For the particular composite of gold and magnetic nanoparticles they created, the scientists discovered that applying an external magnetic field could “switch” the material’s phase and affect the ordering of the particles. “This was just a demonstration that it can be done, but it could have an application—perhaps magnetic switches, or materials that might be able to change shape on demand,” said Zhang [[Yugang Zhang, first author of the paper].

The third fundamental factor the scientists explored was how the particles were ordered in the superlattice arrays: Does one type of particle always occupy the same position relative to the other type—like boys and girls sitting in alternating seats in a movie theater—or are they interspersed more randomly? “This is what we call a compositional order, which is important for example for quantum dots because their optical properties—e.g., their ability to glow—depend on how many gold nanoparticles are in the surrounding environment,” said Gang. “If you have compositional disorder, the optical properties would be different.” In the experiments, increasing the thickness of the soft DNA shells around the particles increased compositional disorder.

These fundamental principles give scientists a framework for designing new materials.

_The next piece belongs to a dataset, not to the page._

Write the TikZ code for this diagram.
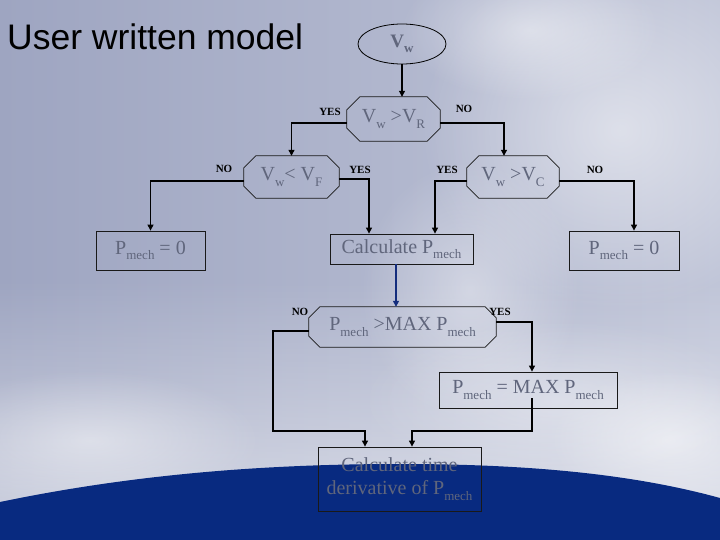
\documentclass[tikz,border=0pt]{standalone}
\usepackage{fontspec}
\setmainfont{Liberation Serif}
\newfontfamily\arialf{Liberation Sans}
\usetikzlibrary{arrows.meta,calc,fadings,shapes.geometric}
\definecolor{txtgray}{RGB}{96,102,124}
\definecolor{bandblue}{RGB}{8,42,128}
\definecolor{skyleft}{RGB}{158,165,193}
\definecolor{skyright}{RGB}{192,197,216}
\definecolor{arrblue}{RGB}{20,45,125}
\tikzfading[name=softblob,inner color=transparent!0,outer color=transparent!100]
\newcommand\sbs[1]{\raisebox{-0.28em}{\fontsize{13}{13}\selectfont #1}}
\newcommand\octo[2]{\draw[octline] ([xshift=#2]#1.north west) -- ([xshift=-#2]#1.north east) -- ([yshift=-#2]#1.north east) -- ([yshift=#2]#1.south east) -- ([xshift=-#2]#1.south east) -- ([xshift=#2]#1.south west) -- ([yshift=#2]#1.south west) -- ([yshift=-#2]#1.north west) -- cycle;}
\begin{document}
\begin{tikzpicture}[x=1pt,y=-1pt,
  txt/.style={text=txtgray,font=\fontsize{20}{23}\selectfont,inner sep=0pt,align=center},
  octnode/.style={txt},
  octline/.style={draw=black!90,line width=0.8pt},
  boxnode/.style={txt,draw=black!90,line width=0.8pt},
  arr/.style={draw=black,line width=1.1pt,-{Triangle[width=6pt,length=6pt]}},
  blob/.style={fill=white,path fading=softblob},
  lbl/.style={font=\bfseries\fontsize{11}{11}\selectfont,inner sep=0pt,text=black}]
\useasboundingbox (0,0) rectangle (720,540);
% background
\shade[left color=skyleft,right color=skyright] (0,0) rectangle (720,540);
\fill[white,opacity=0.5,path fading=north] (0,280) rectangle (720,520);
\fill[blob,opacity=0.5] (620,130) ellipse [x radius=200,y radius=180];
\fill[blob,opacity=0.45] (530,30) ellipse [x radius=130,y radius=70];
\fill[blob,opacity=0.4] (470,290) ellipse [x radius=110,y radius=130];
\fill[blob,opacity=0.45] (90,440) ellipse [x radius=170,y radius=70];
\fill[blob,opacity=0.5] (670,440) ellipse [x radius=120,y radius=70];
\fill[blob,opacity=0.35] (560,400) ellipse [x radius=200,y radius=80];
\fill[bandblue] (0,502) .. controls (130,475) and (260,464) .. (400,464) .. controls (540,464) and (640,476) .. (720,498) -- (720,540) -- (0,540) -- cycle;
% title
\node[anchor=base west,inner sep=0pt,font=\arialf\fontsize{35.5}{40}\selectfont,text=black] (title) at (7,50) {User written model};
% nodes
\node[txt,draw=black,line width=0.8pt,ellipse,minimum width=88pt,minimum height=40pt,inner sep=0pt,font=\bfseries\fontsize{19}{22}\selectfont] (vw) at (402,44) {V\sbs{w}};
\node[octnode,minimum width=93pt,minimum height=44pt] (d1) at (393.5,119) {V\sbs{w} >V\sbs{R}};
\node[octnode,minimum width=95pt,minimum height=42pt] (d2) at (291.5,177) {V\sbs{w}< V\sbs{F}};
\node[octnode,minimum width=92pt,minimum height=42pt] (d3) at (513,177) {V\sbs{w} >V\sbs{C}};
\node[boxnode,minimum width=109pt,minimum height=39pt] (p0l) at (150.5,250.5) {P\sbs{mech} = 0};
\node[boxnode,minimum width=143pt,minimum height=30pt] (calc) at (401.5,249) {Calculate P\sbs{mech}};
\node[boxnode,minimum width=110pt,minimum height=39pt] (p0r) at (624,250.5) {P\sbs{mech} = 0};
\node[octnode,minimum width=187pt,minimum height=40pt] (d4) at (402.5,327) {P\sbs{mech} >MAX P\sbs{mech}};
\node[boxnode,minimum width=178pt,minimum height=36pt] (pmax) at (528,390) {P\sbs{mech} = MAX P\sbs{mech}};
\node[boxnode,minimum width=163pt,minimum height=64pt] (fin) at (399.5,479) {Calculate time\\derivative of P\sbs{mech}};
\octo{d1}{13pt}
\octo{d2}{12pt}
\octo{d3}{12pt}
\octo{d4}{11pt}
% labels
\node[lbl] (l1) at (330,112) {YES};
\node[lbl] (l2) at (464,109) {NO};
\node[lbl] (l3) at (224,169) {NO};
\node[lbl] (l4) at (360,170) {YES};
\node[lbl] (l5) at (447,170) {YES};
\node[lbl] (l6) at (595,170) {NO};
\node[lbl] (l7) at (300,312) {NO};
\node[lbl] (l8) at (500,312) {YES};
% connectors
\draw[arr] (vw.south) -- (vw.south |- d1.north);
\draw[arr] ([yshift=-4pt]d1.west) -| (d2.north);
\draw[arr] ([yshift=-4pt]d1.east) -| ([xshift=-9pt]d3.north);
\draw[arr] ([yshift=-4pt]d2.west) -| (p0l.north);
\draw[arr] ([yshift=-2pt]d2.east) -| ([xshift=-32.5pt]calc.north);
\draw[arr] ([yshift=-4pt]d3.west) -| ([xshift=33.5pt]calc.north);
\draw[arr] ([yshift=-4pt]d3.east) -| ([xshift=10pt]p0r.north);
\draw[draw=arrblue,line width=1.8pt,-{Triangle[width=6pt,length=6pt]}] ([xshift=-5.5pt]calc.south) coordinate (cs) -- (cs |- d4.north);
\coordinate (j1) at (273,431);
\coordinate (j2) at (532,431);
\draw[arr] ([yshift=-4pt]d4.west) -| (j1) -| ([xshift=-34.5pt]fin.north);
\draw[arr] ([yshift=5pt]d4.east) -| ([xshift=4pt]pmax.north);
\draw[arr] ([xshift=4pt,yshift=10pt]pmax.south) -- (j2) -| ([xshift=12.5pt]fin.north);
\end{tikzpicture}
\end{document}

The specific conditions required for a particular application will be dependent on the particles being used, Zhang emphasized, but the general assembly approach would be the same.

Said Gang, “We can vary the lengths of the DNA strands to change the distance between particles from about 10 nanometers to under 100 nanometers—which is important for applications because many optical, magnetic, and other properties of nanoparticles depend on the positioning at this scale. We are excited by the avenues this research opens up in terms of future directions for engineering novel classes of materials that exploit collective effects and multifunctionality.”

Here’s a link to and a citation for the research paper,

A general strategy for the DNA-mediated self-assembly of functional nanoparticles into heterogeneous systems by Yugang Zhang, Fang Lu, Kevin G. Yager, Daniel van der Lelie, & Oleg Gang. Nature Nanotechnology (2013) doi:10.1038/nnano.2013.209 Published online 20 October 2013.

This article can be viewed/previewed on ReadCube or purchased.